Sunday, 28 October 2012

On the Road with Jack, and the trouble with Istanbul

Today I feel normal, relaxed and for the first time in too long I am not tired.  It has been a peaceful Sunday so far: no alarm to wake me, freshly squeezed orange juice, coffee and a leisurely chat over breakfast, followed by an hour's pilates and a bit of Spanish study.  I've luxuriated in the novelty of having the time to do these things.

Perhaps fittingly, my literary companion for the dizzying whirl of international travel has been On the Road by Jack Kerouac. This is mostly about the heady excitement of drug-fuelled, nonsensical voyages to go and "dig" American cities and "get kicks".  For me it's not been easy to get into, or empathise, and the impact of prose style is I think lessened with its age - its own iconic status probably means there has been too much imitation since to make it stand out.  That said, I'm beginning to be won over, and there are flashes of descriptive brilliance.  There are some parallels between my struggle to like the book and my struggle with Istanbul, probably much more than between my style of travel and Jack's.

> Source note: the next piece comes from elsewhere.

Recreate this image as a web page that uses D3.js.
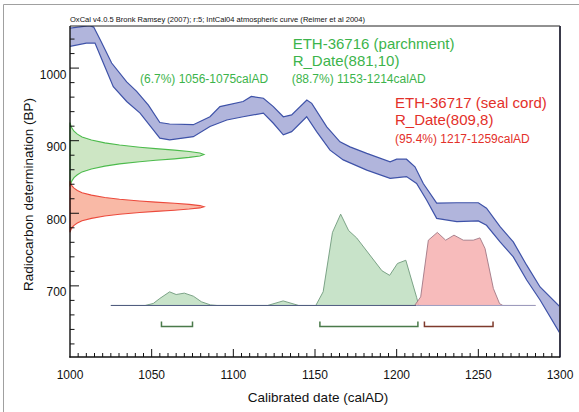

The hectic writing style undoubtedly contributed to my mood the day in Istanbul I spent walking through the darkening city after work, pondering what it was that I just couldn't like about the place.  Perversely, it was as I weaved through the commuting crowds and choked on the fumes of queueing cars that this changed; following this train of thought down to the Bosphorus shore I really began to fall for the city I'd been so keen not to return to.



It was the man with the bread in a bag on a stick that started it. He was walking amongst the cars, selling bread rolls to the motorists - a step above the 'drive-in' bread kiosks they have at every street corner. It amused me, so I took a photo.  What followed was a flurry of scarcely coherent note-taking and bad photography, that summed up everything I thought and felt about the place.







It went like this (with some editing into full sentences):

Man selling bread on a stick in a bag. Roses and water [also being sold to the motorists].  Sirens, bus queues and pavement bikers [one of whom in particular had mobile phone wedged between head and helmet].  Murky sunset and the heavy unidentified floral scent breaking through the traffic fumes.  Kebabs and tea and headscarves.  Massive signs for English schools.  Hills and more hills.  Ataturk watching you eat [his picture is everywhere, including our office canteen].  Broken pavements and wonky steps.  Unaccountably falling for a place once you've freed yourself of trying to like it.  Walking the wrong way out of the metro and trying to remember the words for yes and no.

Ferry bow waves splashing the pavements as an old man sells books on the floor, people fish and grown men try bike tricks.  Commuters stream towards the ferry terminal, onto buses and into cars.  Hard to string together a single coherent thought from the boiling mass, and work out what I'm trying to say about this place.

Travelling is too often this edited and sanitised version of the world.  I see that in Madrid when I walk the same stretch of pavement hundreds of times and see a hundred different faces framed in the same photo; I saw the same in Florence.  I've appeared in the background of who knows how many strangers' favourite holiday photos. 

That's not the Istanbul I've seen, which is not the same as the Istanbul I've heard people rave about. At root it's just a city like any other, the stage for people's lives, and though that has it's own magic it requires a different kind of appreciation, more tempered and considered.  Istanbul on a mundane level is hard to love - choked up with cars, you take your life in your hands every time you cross a road, and there are simply too many people.  However, it does just have this energy, this vibrancy, and as night falls the place just twinkles.


 
I came round to thinking that the sheen of tourism is ok, really.  People go on holiday to escape their day to day life.  Maybe the illusion that everywhere is better than home doesn't necessarily produce the ideal perspective for appreciating your everyday life, but I'm glad they enjoy their trips.  And I came round to Istanbul.